VIEW 7 of 7 COMMENTS
daze1:
the love happens when you least expect it. if you go on looking for it, it will just drive you crazy. i dont know what to tell you in regards to the military... there isnt much you can do about that for now. 2.5 years left, my friend. it will pass you by and you will be stronger because of it.

this comment is really pointless, as it doesnt help or offer any real advice. but its late, and i am awake, and thought i'd at least respond to let you know that i've read your journal and wish you the best.
Dec 10, 2002
xenos:
I'm right there with you. In February, I'm 26. I'm still a couple years away from getting out of school, the work I'm doing now gives me very little satisfaction, and my relationships are few, far between, and generally disastrous.

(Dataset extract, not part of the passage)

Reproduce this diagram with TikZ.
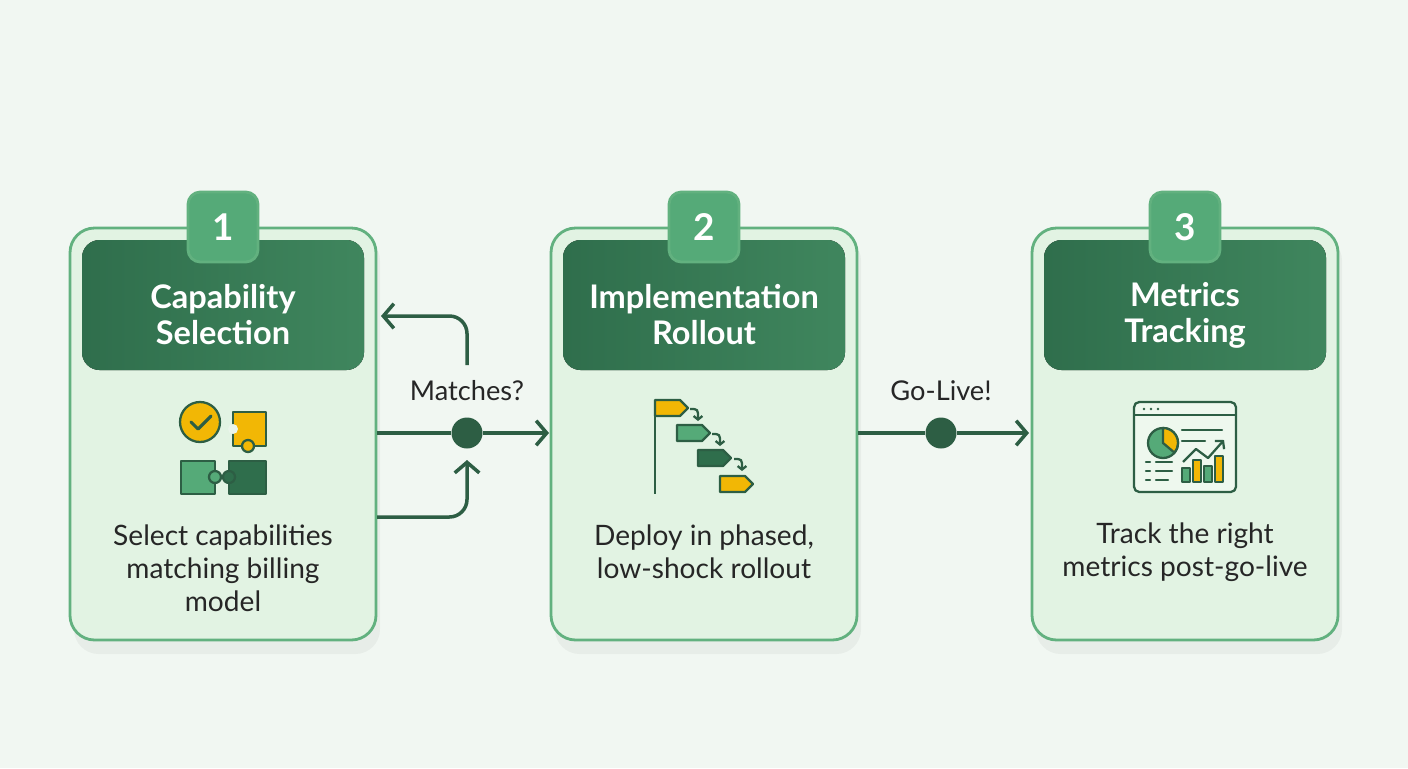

I'm at a point now where I've almost given up on everything. I feel like if I don't fully commit myself to one thing or another, I'm going to fade out. So I do the same as you: continue on, don't stop, don't give up and slowly plod through life.
My suggestion on love is give up. Don't try for it. Don't force youself into it. It's a mistake I've made before and I've paid dearly for it. I'm far from an expert on the subject, but I truly believe that it will happen when it's meant to.
Stay strong and enjoy your friends. 2 and a half years can fly by if you let them.